Two recent developments need special mention. Firstly, India recorded a 6% decline in emission of hazardous sulphur dioxide (SO2) in 2019 compared to 2018—the first decline in past four years. But by contributing 21% of global anthropogenic emissions of sulphur dioxide, India continues to be at the top in the list of big emitters. The overall SO2 emissions fell for all the top three emitters – India, Russia and China. Releasing the findings, the Centre for Research on Energy & Climate Air (CREA) and Greenpeace, it attributed the decline in the country’s SO2 emission to its stride towards renewable energy and less consumption of coal.
The report, however, expressed concern over growing resistance among existing coal-based power plants in India to move to cleaner technology in a time-bound manner as initially planned by the government in 2015. Since SO2 is a poisonous air pollutant that increases the risk of stroke, heart disease, lung cancer and premature, the Ministry of Environment, Forests and Climate Change had in December 2015 introduced SO2 emission limits for coal-fired power stations and asked these to install flue-gas desulfurization (FGD) to reduce emissions within two years.
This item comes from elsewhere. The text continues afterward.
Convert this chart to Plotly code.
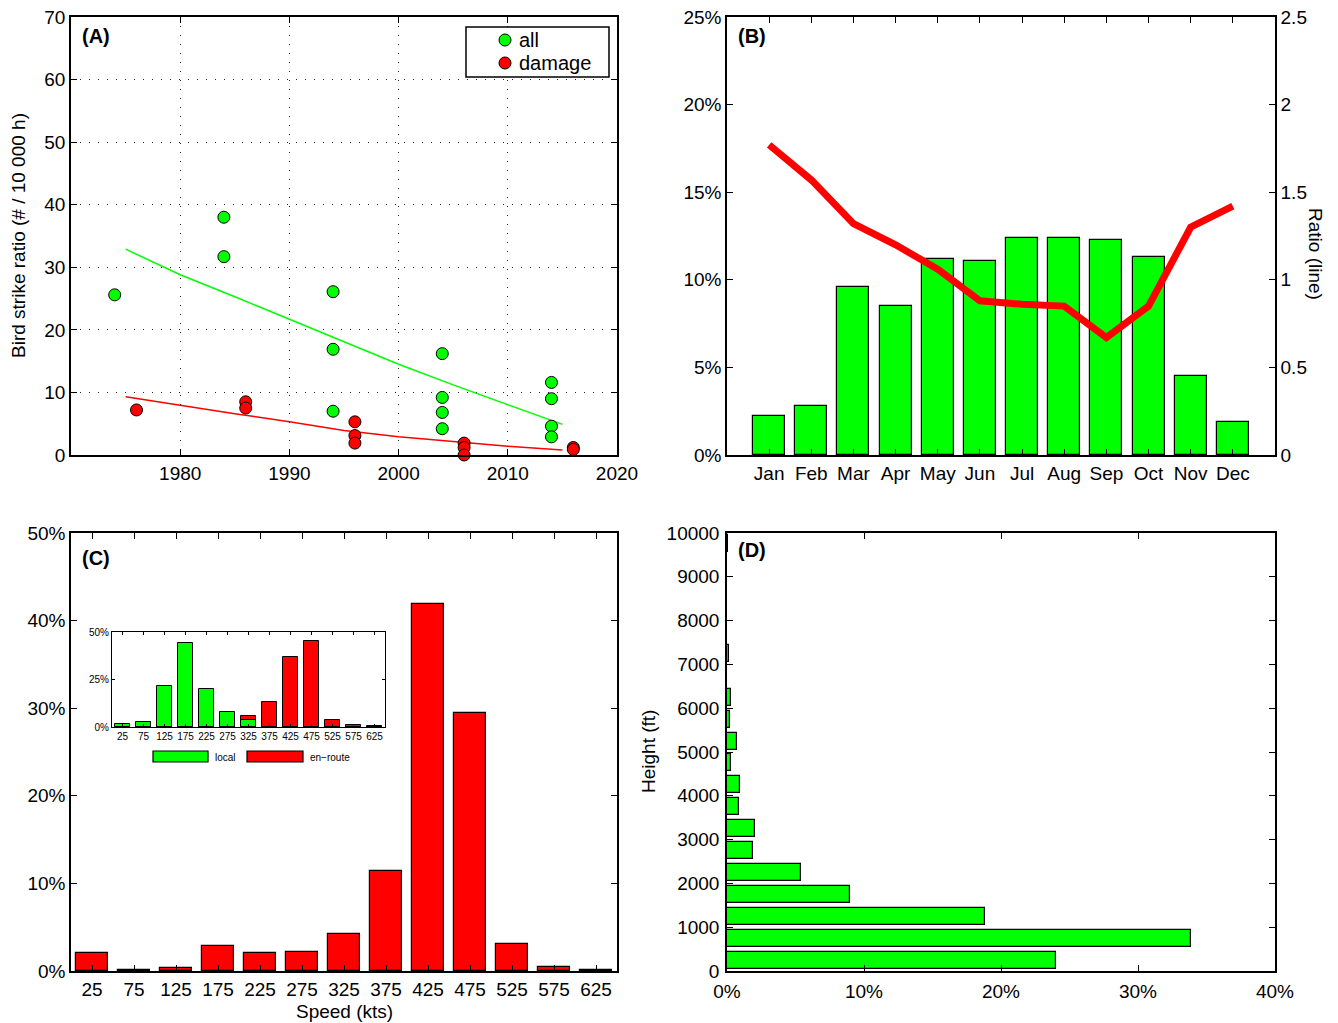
import plotly.graph_objects as go

# ---------------- data ----------------
# Panel A: bird strike ratio per 10 000 h
years_all = [1974, 1984, 1984, 1994, 1994, 1994, 2004, 2004, 2004, 2004, 2014, 2014, 2014, 2014]
ratio_all = [25.6, 38.0, 31.7, 26.1, 16.9, 7.0, 16.2, 9.2, 6.8, 4.2, 11.6, 9.0, 4.6, 2.9]
years_damage = [1976, 1986, 1986, 1996, 1996, 1996, 2006, 2006, 2006, 2016, 2016]
ratio_damage = [7.2, 8.5, 7.5, 5.3, 3.1, 1.9, 1.9, 1.2, 0.0, 1.2, 0.9]
trend_years = [1975, 1980, 1985, 1990, 1995, 2000, 2005, 2010, 2015]
trend_all = [32.9, 28.8, 25.3, 21.7, 18.0, 14.5, 11.2, 8.0, 4.9]
trend_damage = [9.3, 7.9, 6.6, 5.3, 3.9, 2.9, 2.1, 1.4, 0.8]
year_ticks = [1980, 1990, 2000, 2010, 2020]
ratio_a_ticks = [0, 10, 20, 30, 40, 50, 60, 70]
legend_a_labels = ["all", "damage"]

# Panel B: monthly distribution (bars, %) and ratio (line)
months = ["Jan", "Feb", "Mar", "Apr", "May", "Jun", "Jul", "Aug", "Sep", "Oct", "Nov", "Dec"]
month_pct = [2.2, 2.8, 9.6, 8.5, 11.2, 11.1, 12.4, 12.4, 12.3, 11.3, 4.5, 1.9]
month_ratio = [1.77, 1.57, 1.32, 1.20, 1.06, 0.88, 0.86, 0.85, 0.67, 0.85, 1.30, 1.42]
pct_b_ticks = [0, 5, 10, 15, 20, 25]
ratio_ticks = [0, 0.5, 1, 1.5, 2, 2.5]
ratio_ticktext = ["0", "0.5", "1", "1.5", "2", "2.5"]

# Panel C: speed distribution (%)
speed_kts = [25, 75, 125, 175, 225, 275, 325, 375, 425, 475, 525, 575, 625]
speed_pct = [2.0, 0.1, 0.35, 2.9, 2.0, 2.2, 4.2, 11.4, 41.9, 29.4, 3.1, 0.5, 0.1]
pct_c_ticks = [0, 10, 20, 30, 40, 50]
# Inset: local vs en-route (%)
local_pct = [1.4, 2.5, 21.5, 44.4, 19.9, 7.7, 3.9, 0, 0, 0, 0, 0, 0]
enroute_pct = [0, 0, 0, 0, 0, 0, 6.0, 13.4, 36.6, 45.4, 3.9, 1.1, 0.35]
pct_inset_ticks = [0, 25, 50]
legend_inset_labels = ["local", "en\u2212route"]

# Panel D: height distribution (%)
height_ft = [250, 750, 1250, 1750, 2250, 2750, 3250, 3750, 4250, 4750,
             5250, 5750, 6250, 6750, 7250, 7750, 8250, 8750, 9250, 9750]
height_pct = [24.0, 33.9, 18.8, 8.98, 5.39, 1.87, 2.04, 0.85, 0.93, 0.29,
              0.75, 0.22, 0.32, 0.0, 0.17, 0.01, 0.01, 0.01, 0.02, 0.05]
height_ticks = [0, 1000, 2000, 3000, 4000, 5000, 6000, 7000, 8000, 9000, 10000]
pct_d_ticks = [0, 10, 20, 30, 40]

# ---------------- layout helpers ----------------
FIG_W, FIG_H = 1338, 1023


def fx(px):
    return px / FIG_W


def fy(py):
    return 1 - py / FIG_H


def pct_text(vals):
    return ["%g%%" % v for v in vals]


FONT = "Liberation Sans, Arial, Helvetica, sans-serif"
GREEN = "#00ff00"
RED = "#ff0000"
TF = dict(size=19, color="black", family=FONT)


def axis(**kw):
    d = dict(showline=True, linecolor="black", linewidth=1.5, mirror="ticks",
             ticks="inside", ticklen=6, tickwidth=1, tickcolor="black",
             showgrid=False, zeroline=False, tickfont=TF, fixedrange=True,
             automargin=False, ticklabeloverflow="allow")
    d.update(kw)
    return d


fig = go.Figure()

# ---- Panel A ----
fig.add_trace(go.Scatter(x=trend_years, y=trend_all, mode="lines", line=dict(color=GREEN, width=1.5),
                         xaxis="x", yaxis="y", showlegend=False, hoverinfo="skip"))
fig.add_trace(go.Scatter(x=trend_years, y=trend_damage, mode="lines", line=dict(color=RED, width=1.5),
                         xaxis="x", yaxis="y", showlegend=False, hoverinfo="skip"))
fig.add_trace(go.Scatter(x=years_all, y=ratio_all, mode="markers", name=legend_a_labels[0],
                         marker=dict(color=GREEN, size=12, line=dict(color="black", width=1)),
                         xaxis="x", yaxis="y", cliponaxis=False, showlegend=False))
fig.add_trace(go.Scatter(x=years_damage, y=ratio_damage, mode="markers", name=legend_a_labels[1],
                         marker=dict(color=RED, size=12, line=dict(color="black", width=1)),
                         xaxis="x", yaxis="y", cliponaxis=False, showlegend=False))

# ---- Panel B ----
fig.add_trace(go.Bar(x=months, y=month_pct, width=0.76, marker=dict(color=GREEN, line=dict(color="black", width=1.2)),
                     xaxis="x2", yaxis="y2", showlegend=False))
fig.add_trace(go.Scatter(x=months, y=month_ratio, mode="lines", line=dict(color=RED, width=7),
                         xaxis="x2", yaxis="y3", showlegend=False))

# ---- Panel C ----
fig.add_trace(go.Bar(x=speed_kts, y=speed_pct, width=38, marker=dict(color=RED, line=dict(color="black", width=1.2)),
                     xaxis="x4", yaxis="y4", showlegend=False))
# inset
fig.add_trace(go.Bar(x=speed_kts, y=enroute_pct, width=38, name=legend_inset_labels[1],
                     marker=dict(color=RED, line=dict(color="black", width=1)),
                     xaxis="x5", yaxis="y5", showlegend=False))
fig.add_trace(go.Bar(x=speed_kts, y=local_pct, width=38, name=legend_inset_labels[0],
                     marker=dict(color=GREEN, line=dict(color="black", width=1)),
                     xaxis="x5", yaxis="y5", showlegend=False))

# ---- Panel D ----
fig.add_trace(go.Bar(x=height_pct, y=height_ft, orientation="h", width=390,
                     marker=dict(color=GREEN, line=dict(color="black", width=1.2)),
                     xaxis="x6", yaxis="y6", showlegend=False))

A_X = [fx(71), fx(617)]
B_X = [fx(727), fx(1275)]
TOP_Y = [fy(455), fy(17)]
BOT_Y = [fy(971), fy(533)]

grid_kw = dict(showgrid=True, gridcolor="#222222", gridwidth=1, griddash="1px,8px")
small_font = dict(size=10, color="black", family=FONT)

layout = dict(
    template="none",
    width=FIG_W, height=FIG_H, margin=dict(l=0, r=0, t=0, b=0, autoexpand=False),
    paper_bgcolor="white", plot_bgcolor="white",
    font=dict(family=FONT, color="black", size=19),
    barmode="overlay", bargap=0, showlegend=False,
    xaxis=axis(domain=A_X, anchor="y", range=[1970, 2020], tickvals=year_ticks, **grid_kw),
    yaxis=axis(domain=TOP_Y, anchor="x", range=[0, 70], tickvals=ratio_a_ticks, **grid_kw),
    xaxis2=axis(domain=B_X, anchor="y2", type="category", range=[-1, 12]),
    yaxis2=axis(domain=TOP_Y, anchor="x2", range=[0, 25], tickvals=pct_b_ticks,
                ticktext=pct_text(pct_b_ticks), mirror=True),
    yaxis3=axis(domain=TOP_Y, anchor="x2", overlaying="y2", side="right", range=[0, 2.5],
                tickvals=ratio_ticks, ticktext=ratio_ticktext, mirror=False),
    xaxis4=axis(domain=A_X, anchor="y4", range=[0, 650], tickvals=speed_kts),
    yaxis4=axis(domain=BOT_Y, anchor="x4", range=[0, 50], tickvals=pct_c_ticks,
                ticktext=pct_text(pct_c_ticks)),
    xaxis5=axis(domain=[fx(112), fx(385)], anchor="y5", range=[0, 650], tickvals=speed_kts,
                ticklen=3, linewidth=1.2, tickfont=small_font),
    yaxis5=axis(domain=[fy(727), fy(632)], anchor="x5", range=[0, 50], tickvals=pct_inset_ticks,
                ticktext=pct_text(pct_inset_ticks), ticklen=3, linewidth=1.2, tickfont=small_font),
    xaxis6=axis(domain=B_X, anchor="y6", range=[0, 40], tickvals=pct_d_ticks,
                ticktext=pct_text(pct_d_ticks), ticklabelstandoff=2),
    yaxis6=axis(domain=BOT_Y, anchor="x6", range=[0, 10000], tickvals=height_ticks,
                ticktext=[str(v) for v in height_ticks], ticklabelstandoff=2),
)

annotations = []
for lab, px, py in [("(A)", 80, 36), ("(B)", 736, 36), ("(C)", 80, 558), ("(D)", 736, 550)]:
    annotations.append(dict(text="<b>%s</b>" % lab, x=fx(px), y=fy(py), xref="paper", yref="paper",
                            xanchor="left", yanchor="middle", showarrow=False,
                            font=dict(size=20, color="black", family=FONT)))
annotations += [
    dict(text="Bird strike ratio (# / 10 000 h)", x=fx(18), y=fy(236), xref="paper", yref="paper",
         textangle=-90, showarrow=False, xanchor="center", yanchor="middle", font=TF),
    dict(text="Ratio (line)", x=fx(1316), y=fy(254), xref="paper", yref="paper",
         textangle=90, showarrow=False, xanchor="center", yanchor="middle", font=TF),
    dict(text="Speed (kts)", x=fx(344), y=fy(1011), xref="paper", yref="paper",
         showarrow=False, xanchor="center", yanchor="middle", font=TF),
    dict(text="Height (ft)", x=fx(648), y=fy(752), xref="paper", yref="paper",
         textangle=-90, showarrow=False, xanchor="center", yanchor="middle", font=TF),
    # legend texts (panel A)
    dict(text=legend_a_labels[0], x=fx(517), y=fy(40), xref="paper", yref="paper", showarrow=False,
         xanchor="left", yanchor="middle", font=dict(size=20, color="black", family=FONT)),
    dict(text=legend_a_labels[1], x=fx(517), y=fy(63), xref="paper", yref="paper", showarrow=False,
         xanchor="left", yanchor="middle", font=dict(size=20, color="black", family=FONT)),
    # legend texts (inset)
    dict(text=legend_inset_labels[0], x=fx(213), y=fy(757), xref="paper", yref="paper", showarrow=False,
         xanchor="left", yanchor="middle", font=small_font),
    dict(text=legend_inset_labels[1], x=fx(308), y=fy(757), xref="paper", yref="paper", showarrow=False,
         xanchor="left", yanchor="middle", font=small_font),
]
layout["annotations"] = annotations


def circle(cx, cy, color, r=6):
    return dict(type="circle", xref="paper", yref="paper", x0=fx(cx - r), x1=fx(cx + r),
                y0=fy(cy + r), y1=fy(cy - r), fillcolor=color, line=dict(color="black", width=1))


layout["shapes"] = [
    # legend box (panel A)
    dict(type="rect", xref="paper", yref="paper", x0=fx(466), x1=fx(609), y0=fy(77), y1=fy(27),
         fillcolor="white", line=dict(color="black", width=1.5), layer="above"),
    circle(505, 40, GREEN),
    circle(505, 63, RED),
    # inset legend patches
    dict(type="rect", xref="paper", yref="paper", x0=fx(153), x1=fx(208), y0=fy(762), y1=fy(751),
         fillcolor=GREEN, line=dict(color="black", width=1.2)),
    dict(type="rect", xref="paper", yref="paper", x0=fx(247), x1=fx(303), y0=fy(762), y1=fy(751),
         fillcolor=RED, line=dict(color="black", width=1.2)),
]

fig.update_layout(**layout)
fig.write_html("out.html", include_plotlyjs=True, config={"displayModeBar": False},
               post_script="document.body.style.margin='0';document.body.style.overflow='hidden';")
The December 2017 deadline had to be moved to 2022 after most units failed to install the technology, which obviously is not good news.
Secondly, the Modi government recently decided to set up Rs 40,000-crore bet on new technologies to de-carbonise India’s vast resources of black diamond as the world’s second largest coal consumer continues to draw flak from climate activists. Coal India and its subsidiaries are in the process of setting up five projects to make methanol or methyl alcohol from coal, using what is known as CTL (coal to liquid) technology). While CTL is the latest technology being deployed, the bid to find cleaner use for coal was launched with Rs 13,000 crore coal to gas or coal gasification project in Odisha’s Angul district.
The situation craves for far more serious consideration with the emissions increasing. Though some steps have been taken in the country with renewed thrust on renewable energy as also emission of vehicles, other areas like controlling industrial pollution, outdoor pollution etc. need to be checked. Moreover, polluting trucks and matador vans operating in semi-urban areas and small cities continue to operate with regulatory agencies mostly absent.
Additionally, there is need to electrify vehicles and transport, use electric furnaces in industry, use electric conduction cook tops instead of fuel-based stoves and use renewables to provide clean power. The need for all-round energy efficiency – measures such as using LED light bulbs, instead of incandescent bulbs– has to be geared up. We also need storage for power, electricity, heat, cold storage and hydrogen storage. Also along with this, we need new consumer incentives such as demand response interventions by utilities distributing electricity.
Meanwhile, it is reassuring that Heads of State and government from 70 countries announced at Paris greater efforts in cutting greenhouse gas emissions that fuel global warming. Though there may have been some improvement in the long-term outlook on climate change, making the worst-case scenarios less likely by the end of the century, wildfires in the Amazon, Australia and America, floods in India, Bangladesh and East Africa, and record temperatures in the Arctic highlighted the impact of an increase of 1.2 deg C since pre-industrial times. Even UN Secretary General Antonio Guterres urged world leaders to declare a climate emergency. Thus, transition is the need of the day and may not require huge technological breakthroughs. What it requires is that there is use of energy efficient appliances and mix the renewable power we have. Cleaner technologies have to be brought about and costs have to be reduced faster. Thus, the transition to renewables would reduce emissions, control air pollution and save lives and the environment.